If he resolved to usurp the sovereignty of which he had been appointed guardian, that he would recommend that their liberty be recovered more energetically from Andranodorus than it had been from Hieronymus.”
From this assembly ambassadors were despatched. The senate began now to meet, which though during the reign of Hiero it had continued to be the public council of the state, from the time of his death up to the present had never been assembled or consulted upon any subject.
When the ambassadors came to Andranodorus, he was himself moved by the unanimous opinion of his countrymen, by their having possession of other parts of the city, and by the fact that the strongest part of the island was betrayed and placed in the hands of others;
but his wife, Demarata, the daughter of Hiero, still swelling with the pride of royalty and female presumption, called him out from the presence of the ambassadors, and reminded him of the expression so often repeated by the tyrant Dionysius, that a man ought only to relinquish sovereign power when dragged by the feet, and not while sitting on horseback.
That it was an easy thing, at any moment one pleased, to give up possession of grandeur, but that to create and obtain them was [p. 923]
difficult and arduous.
That he should obtain from the ambassadors a little time to deliberate, and to employ it in fetching the soldiers from the Leontines; to whom, if he promised the royal treasure, every thing would be at his disposal."

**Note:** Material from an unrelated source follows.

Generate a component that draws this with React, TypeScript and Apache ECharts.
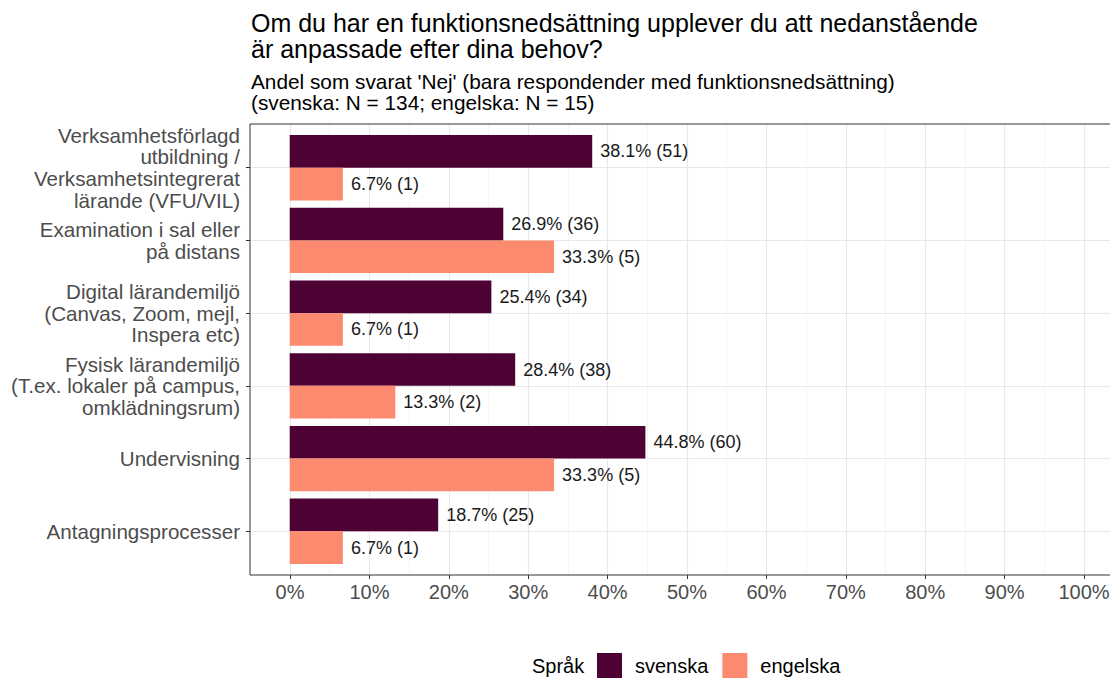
import { useEffect, useRef } from 'react';
import * as echarts from 'echarts';

const categories = [
  'Verksamhetsförlagd\nutbildning /\nVerksamhetsintegrerat\nlärande (VFU/VIL)',
  'Examination i sal eller\npå distans',
  'Digital lärandemiljö\n(Canvas, Zoom, mejl,\nInspera etc)',
  'Fysisk lärandemiljö\n(T.ex. lokaler på campus,\nomklädningsrum)',
  'Undervisning',
  'Antagningsprocesser',
];
const seriesNames = ['svenska', 'engelska'];
const svenskaValues = [38.1, 26.9, 25.4, 28.4, 44.8, 18.7];
const svenskaCounts = [51, 36, 34, 38, 60, 25];
const engelskaValues = [6.7, 33.3, 6.7, 13.3, 33.3, 6.7];
const engelskaCounts = [1, 5, 1, 2, 5, 1];
const xMin = 0;
const xMax = 100;
const xStep = 10;

const titleText = 'Om du har en funktionsnedsättning upplever du att nedanstående\när anpassade efter dina behov?';
const subtitleText = "Andel som svarat 'Nej' (bara respondender med funktionsnedsättning)\n(svenska: N = 134; engelska: N = 15)";
const legendTitle = 'Språk';

const FONT = '"Liberation Sans", Arial, Helvetica, sans-serif';
const COL_SV = '#4E0233';
const COL_EN = '#FC8A6F';

export default function App() {
  const ref = useRef<HTMLDivElement>(null);
  useEffect(() => {
    document.body.style.margin = '0';
    if (!ref.current) return;
    const chart = echarts.init(ref.current, null, { renderer: 'svg' });
    const labelOf = (counts: number[]) => (p: any) => `${Number(p.value).toFixed(1)}% (${counts[p.dataIndex]})`;
    const panelLeft = 250;
    const panelTop = 124;
    const panelH = 451;
    const unit = panelH / 6.2;
    const zeroX = 290;
    const pxPerPct = 7.94;
    const panelW = (xMax - xMin) * 1.1 * pxPerPct;
    chart.setOption({
      animation: false,
      textStyle: { fontFamily: FONT },
      title: [
        {
          text: titleText,
          left: 251,
          top: 10,
          padding: 0,
          textStyle: { fontSize: 25, lineHeight: 26, fontWeight: 'normal', color: '#000', fontFamily: FONT },
        },
        {
          text: subtitleText,
          left: 251,
          top: 71,
          padding: 0,
          textStyle: { fontSize: 20.8, lineHeight: 21, fontWeight: 'normal', color: '#000', fontFamily: FONT },
        },
        {
          text: legendTitle,
          left: 532,
          top: 656,
          padding: 0,
          textStyle: { fontSize: 20, fontWeight: 'normal', color: '#000', fontFamily: FONT },
        },
      ],
      legend: {
        data: seriesNames,
        left: 597,
        top: 653,
        padding: 0,
        itemWidth: 25,
        itemHeight: 25,
        itemGap: 14,
        icon: 'rect',
        textStyle: { fontSize: 20, color: '#000', fontFamily: FONT, padding: [0, 0, 0, 8] },
      },
      grid: [
        {
          left: panelLeft,
          top: panelTop,
          width: panelW,
          height: panelH,
          show: true,
          borderColor: '#333333',
          borderWidth: 1,
          backgroundColor: 'transparent',
          containLabel: false,
          outerBoundsMode: 'none',
          z: 10,
        },
        {
          left: zeroX,
          top: panelTop,
          width: (xMax - xMin) * pxPerPct,
          height: panelH,
          containLabel: false,
          outerBoundsMode: 'none',
        },
        {
          left: panelLeft,
          top: panelTop + 0.1 * unit,
          width: panelW,
          height: 6 * unit,
          containLabel: false,
          outerBoundsMode: 'none',
        },
      ],
      xAxis: [
        { gridIndex: 0, type: 'value', min: 0, max: 1, show: false },
        {
          gridIndex: 1,
          type: 'value',
          min: xMin,
          max: xMax,
          interval: xStep,
          axisLine: { show: false, onZero: false },
          axisTick: { show: true, length: 4, lineStyle: { color: '#333333', width: 1 } },
          axisLabel: { formatter: '{value}%', fontSize: 20, color: '#4d4d4d', margin: 7, fontFamily: FONT },
          splitLine: { show: true, lineStyle: { color: '#e8e8e8', width: 1.2 } },
          minorTick: { show: false, splitNumber: 2 },
          minorSplitLine: { show: true, lineStyle: { color: '#efefef', width: 0.7 } },
        },
        {
          gridIndex: 2,
          type: 'value',
          min: xMin - 0.05 * (xMax - xMin),
          max: xMax + 0.05 * (xMax - xMin),
          show: false,
        },
      ],
      yAxis: [
        { gridIndex: 0, type: 'value', min: 0, max: 1, show: false },
        { gridIndex: 1, type: 'value', min: 0, max: 1, show: false },
        {
          gridIndex: 2,
          type: 'category',
          inverse: true,
          data: categories,
          axisLine: { show: false, onZero: false },
          axisTick: { show: true, alignWithLabel: true, length: 4, lineStyle: { color: '#333333', width: 1 } },
          axisLabel: {
            interval: 0,
            fontSize: 20.6,
            lineHeight: 21.7,
            color: '#4d4d4d',
            margin: 10,
            align: 'right',
            fontFamily: FONT,
          },
          splitLine: { show: true, alignWithLabel: true, interval: 0, lineStyle: { color: '#e8e8e8', width: 1.2 } },
        },
      ],
      series: [
        {
          name: seriesNames[0],
          type: 'bar',
          xAxisIndex: 2,
          yAxisIndex: 2,
          data: svenskaValues,
          barGap: '0%',
          barCategoryGap: '10%',
          itemStyle: { color: COL_SV },
          label: {
            show: true,
            position: 'right',
            distance: 8,
            fontSize: 18,
            color: '#1a1a1a',
            fontFamily: FONT,
            formatter: labelOf(svenskaCounts),
          },
          z: 3,
        },
        {
          name: seriesNames[1],
          type: 'bar',
          xAxisIndex: 2,
          yAxisIndex: 2,
          data: engelskaValues,
          barGap: '0%',
          barCategoryGap: '10%',
          itemStyle: { color: COL_EN },
          label: {
            show: true,
            position: 'right',
            distance: 8,
            fontSize: 18,
            color: '#1a1a1a',
            fontFamily: FONT,
            formatter: labelOf(engelskaCounts),
          },
          z: 3,
        },
      ],
    });
    return () => chart.dispose();
  }, []);
  return <div ref={ref} style={{ width: 1110, height: 678 }} />;
}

This advice, suggested by a woman, Andranodorus neither entirely rejected nor immediately adopted, considering it the safer way to the attainment of power to temporize for the present.
Accordingly he told the ambassadors to carry word back, that he should act subserviently to the senate and the people. The next day, as soon as it was light, he threw open the gates of the island, and came into the forum of the Achradina;
then mounting the altar of Concord, from which Poly- aenus had delivered his harangue the day before, he commenced a speech by soliciting pardon for his delay.
“He had kept the gates closed,” he said, “not as separating his own from the public interest, but from fear as to where the carnage would stop when once the sword was drawn; whether they would be satisfied with the blood of the tyrant, which was sufficient for their liberty, or whether all who were connected with the court, by consanguinity, affinity, or any offices, would, as implicated in another's guilt, be butchered.
After he perceived that those who had liberated their country were desirous of preserving it when liberated, and that the counsels of all were directed towards the public good, he had not hesitated to restore to his country his own person and every thing else which had been committed to his honour and guardianship, since the person who had intrusted him with them had fallen a victim to his own madness.”
Then turning to the persons who had killed the tyrant, and calling on Theodotus and Sosis by name, he said, “You have performed a memorable deed, but believe me, your glory is only beginning, not yet perfected;
and there still remains great danger lest the enfranchised state should be destroyed, if you do not provide for its tranquillity and harmony.”